Phoenix added, “So that then leads you to the most important question, which was, what is the nature of this person? Who is he? What is their soul? And I think when we kind of discovered that, it all started to make sense, or I stopped questioning the absurdity of the world. Because [Beau] doesn’t [question it]. He just kind of accepts the world as it is. That was difficult to get over, because you’re on set, like, ‘But how can I not be aware of it? Why am I not reacting to this?’ So I felt like that was what was most important, was discovering who he was. Who was he when he was born?”
Getting to the heart of Beau’s character is also paramount for the audience while watching “Beau Is Afraid.” Much like Phoenix needed to get to know him at his core, viewers also spend a ton of time delving into the nooks and crannies of Beau’s psyche—and without that? Well, the film certainly wouldn’t land where Aster, or Phoenix for that matter, intends for it to land. The emotional catharsis wouldn’t be there without an understanding between the audience and the film. In fact, those who have already shown a distaste for it probably didn’t make that covenant with the movie.

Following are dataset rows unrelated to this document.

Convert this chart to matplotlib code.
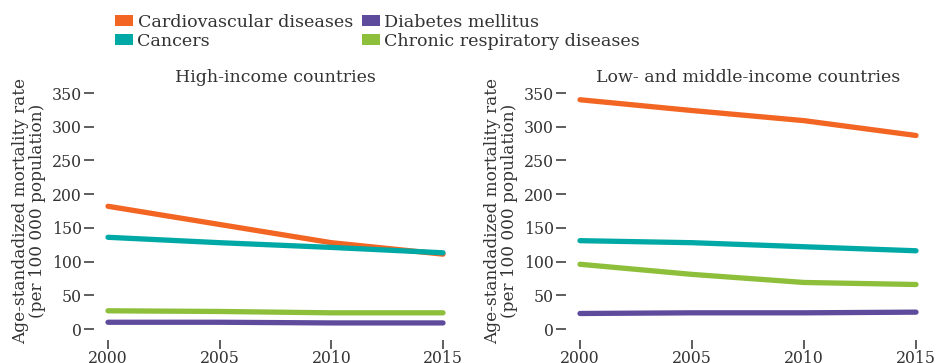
import matplotlib
matplotlib.use("Agg")
import matplotlib.pyplot as plt
from matplotlib.patches import Patch

plt.rcParams['font.family'] = ['DejaVu Serif']
TEXT = '#333333'

years = [2000, 2005, 2010, 2015]
series = ['Cardiovascular diseases', 'Cancers', 'Diabetes mellitus', 'Chronic respiratory diseases']
colors = ['#F26522', '#00A9A5', '#5E4B9C', '#8DBF3A']

high_cvd = [182, 155, 128, 111]
high_cancer = [136, 128, 121, 113]
high_diabetes = [10, 10, 9, 9]
high_resp = [27, 26, 24, 24]

low_cvd = [340, 324, 309, 287]
low_cancer = [131, 128, 122, 116]
low_diabetes = [23, 24, 24, 25]
low_resp = [96, 81, 69, 66]

panel_titles = ['High-income countries', 'Low- and middle-income countries']
yticks = [0, 50, 100, 150, 200, 250, 300, 350]
xticks = [2000, 2005, 2010, 2015]
ylabel = 'Age-standadized mortality rate\n(per 100 000 population)'

W, H = 937, 363
fig = plt.figure(figsize=(W / 100, H / 100), dpi=100)

panels = [
    ([108, 443], [high_cvd, high_cancer, high_diabetes, high_resp]),
    ([580, 916], [low_cvd, low_cancer, low_diabetes, low_resp]),
]

for (xr, data), title in zip(panels, panel_titles):
    x0, x1 = xr
    ax = fig.add_axes([x0 / W, 1 - 329 / H, (x1 - x0) / W, (329 - 93) / H])
    for vals, c in zip(data, colors):
        ax.plot(years, vals, color=c, lw=3.8, solid_capstyle='round', clip_on=False)
    ax.set_xlim(2000, 2015)
    ax.set_ylim(0, 350)
    for s in ax.spines.values():
        s.set_visible(False)
    ax.spines['left'].set_position(('outward', 10))
    ax.spines['bottom'].set_position(('outward', 8))
    ax.set_yticks(yticks)
    ax.set_xticks(xticks)
    ax.tick_params(axis='y', length=7, width=1.1, color=TEXT, labelcolor=TEXT,
                   labelsize=11.3, pad=2)
    ax.tick_params(axis='x', length=6.5, width=1.1, color=TEXT, labelcolor=TEXT,
                   labelsize=11.3, pad=0.5)
    ax.set_title(title, fontsize=12.5, color=TEXT, pad=8)
    ax.set_ylabel(ylabel, fontsize=12.2, color=TEXT, linespacing=1.0, labelpad=4)
    ax.patch.set_visible(False)

handles = [Patch(facecolor=c, edgecolor='none') for c in colors]
fig.legend(handles, series, ncol=2, frameon=False, loc='upper left',
           bbox_to_anchor=(106 / W, 1 - 5 / H), fontsize=12.6,
           handlelength=1.05, handleheight=0.55, handletextpad=0.25,
           columnspacing=0.5, labelspacing=0.12, borderpad=0,
           labelcolor=TEXT)

fig.savefig('out.png', dpi=100)
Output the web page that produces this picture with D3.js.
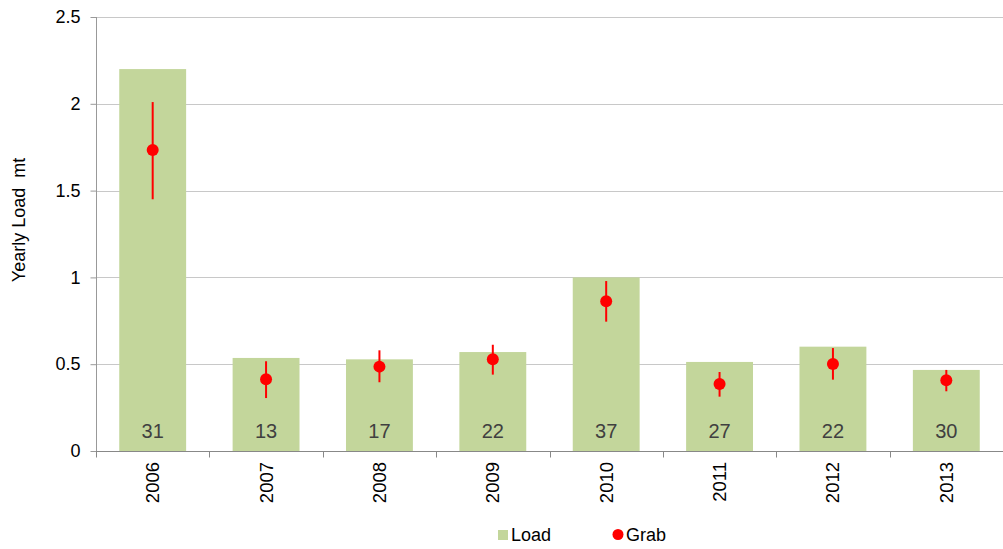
<!DOCTYPE html>
<html><head><meta charset="utf-8">
<script src="https://cdn.jsdelivr.net/npm/d3@7"></script>
<style>
html,body{margin:0;padding:0;background:#fff;}
svg{display:block;font-family:"Liberation Sans",Arial,sans-serif;}
</style></head>
<body>
<svg id="chart" width="1003" height="549"></svg>
<script>
const years = ["2006","2007","2008","2009","2010","2011","2012","2013"];
const loadValues = [2.2, 0.536, 0.528, 0.57, 1.0, 0.513, 0.601, 0.467];
const grabValues = [1.734, 0.413, 0.486, 0.528, 0.862, 0.386, 0.501, 0.407];
const grabLow = [1.45, 0.305, 0.396, 0.44, 0.745, 0.313, 0.411, 0.344];
const grabHigh = [2.01, 0.517, 0.58, 0.612, 0.979, 0.455, 0.593, 0.467];
const counts = [31, 13, 17, 22, 37, 27, 22, 30];
const yTicks = [0, 0.5, 1, 1.5, 2, 2.5];
const yTickLabels = ["0","0.5","1","1.5","2","2.5"];

const svg = d3.select("#chart");
const m = {left: 96, right: 0, top: 17, bottom: 98};
const W = 1003, H = 549;
const x = d3.scaleBand().domain(years).range([m.left, W - m.right]).paddingInner(0.41).paddingOuter(0.205);
const y = d3.scaleLinear().domain([0, 2.5]).range([H - m.bottom, m.top]);

// gridlines
svg.append("g").selectAll("line").data(yTicks.filter(d => d > 0)).join("line")
  .attr("x1", m.left).attr("x2", W - m.right)
  .attr("y1", d => Math.round(y(d)) + 0.5).attr("y2", d => Math.round(y(d)) + 0.5)
  .attr("stroke", "#c8c8c8").attr("stroke-width", 1);

// bars
svg.append("g").selectAll("rect").data(years).join("rect")
  .attr("x", d => x(d)).attr("width", x.bandwidth())
  .attr("y", (d, i) => y(loadValues[i]))
  .attr("height", (d, i) => y(0) - y(loadValues[i]))
  .attr("fill", "#c3d69b");

// counts
svg.append("g").selectAll("text").data(years).join("text")
  .attr("x", d => x(d) + x.bandwidth() / 2).attr("y", y(0) - 13)
  .attr("text-anchor", "middle").attr("font-size", 20).attr("fill", "#404040")
  .text((d, i) => counts[i]);

// error bars
svg.append("g").selectAll("line").data(years).join("line")
  .attr("x1", d => x(d) + x.bandwidth() / 2).attr("x2", d => x(d) + x.bandwidth() / 2)
  .attr("y1", (d, i) => y(grabLow[i])).attr("y2", (d, i) => y(grabHigh[i]))
  .attr("stroke", "#ff0000").attr("stroke-width", 2);

svg.append("g").selectAll("circle").data(years).join("circle")
  .attr("cx", d => x(d) + x.bandwidth() / 2).attr("cy", (d, i) => y(grabValues[i]))
  .attr("r", 6).attr("fill", "#ff0000");

// y axis
const yAxis = d3.axisLeft(y).tickValues(yTicks).tickFormat((d, i) => yTickLabels[i]).tickSize(6).tickPadding(10);
const gy = svg.append("g").attr("transform", `translate(${m.left + 0.5},0)`).call(yAxis);
gy.select(".domain").attr("stroke", "#999").attr("d", `M0,${y(2.5)}V${y(0)}`);
gy.selectAll(".tick line").attr("stroke", "#999");
gy.selectAll(".tick text").attr("font-size", 18).attr("fill", "#000").attr("font-family", "Liberation Sans, Arial, sans-serif");

// x axis
const bottomY = Math.round(y(0)) + 0.5;
svg.append("line").attr("x1", m.left).attr("x2", W).attr("y1", bottomY).attr("y2", bottomY).attr("stroke", "#888");
const step = x.step();
svg.append("g").selectAll("line").data(d3.range(years.length + 1)).join("line")
  .attr("x1", i => Math.round(m.left + i * step) + 0.5).attr("x2", i => Math.round(m.left + i * step) + 0.5)
  .attr("y1", bottomY).attr("y2", bottomY + 6).attr("stroke", "#888");

svg.append("g").selectAll("text").data(years).join("text")
  .attr("transform", d => `translate(${x(d) + x.bandwidth() / 2 + 6.5},462) rotate(-90)`)
  .attr("text-anchor", "end").attr("font-size", 18.5).attr("fill", "#000")
  .text(d => d);

// y title
svg.append("text").attr("transform", "translate(25,220) rotate(-90)")
  .attr("text-anchor", "middle").attr("font-size", 18).attr("fill", "#000")
  .attr("xml:space", "preserve").style("white-space", "pre")
  .text("Yearly Load  mt");

// legend
const lg = svg.append("g");
lg.append("rect").attr("x", 498).attr("y", 530).attr("width", 10).attr("height", 10).attr("fill", "#c3d69b");
lg.append("text").attr("x", 511).attr("y", 541).attr("font-size", 18).attr("fill", "#000").text("Load");
lg.append("circle").attr("cx", 618).attr("cy", 534.5).attr("r", 5.5).attr("fill", "#ff0000");
lg.append("text").attr("x", 626).attr("y", 541).attr("font-size", 18).attr("fill", "#000").text("Grab");
</script>
</body></html>
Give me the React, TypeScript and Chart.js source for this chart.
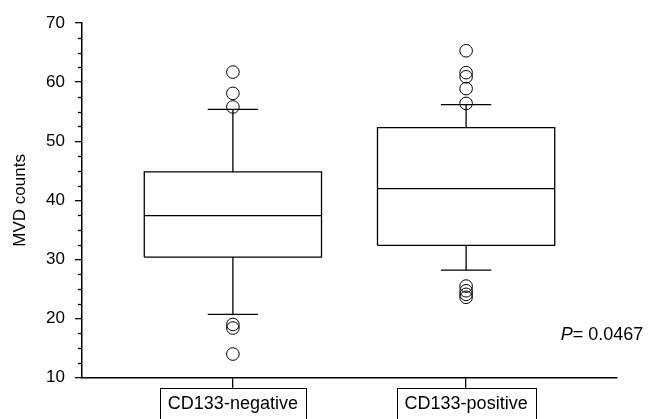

But in a way, the audience owes it to Aster and Phoenix to try their best to at best empathize and at worst sympathize with Beau over the course of the three-hour epic. After all, how else are we supposed to make sense of the absurd horror of Beau’s existence? Maybe we should make like Phoenix and just embrace it. That works too.
“Beau Is Afraid” goes wide in theaters in the United States on April 21, 2023.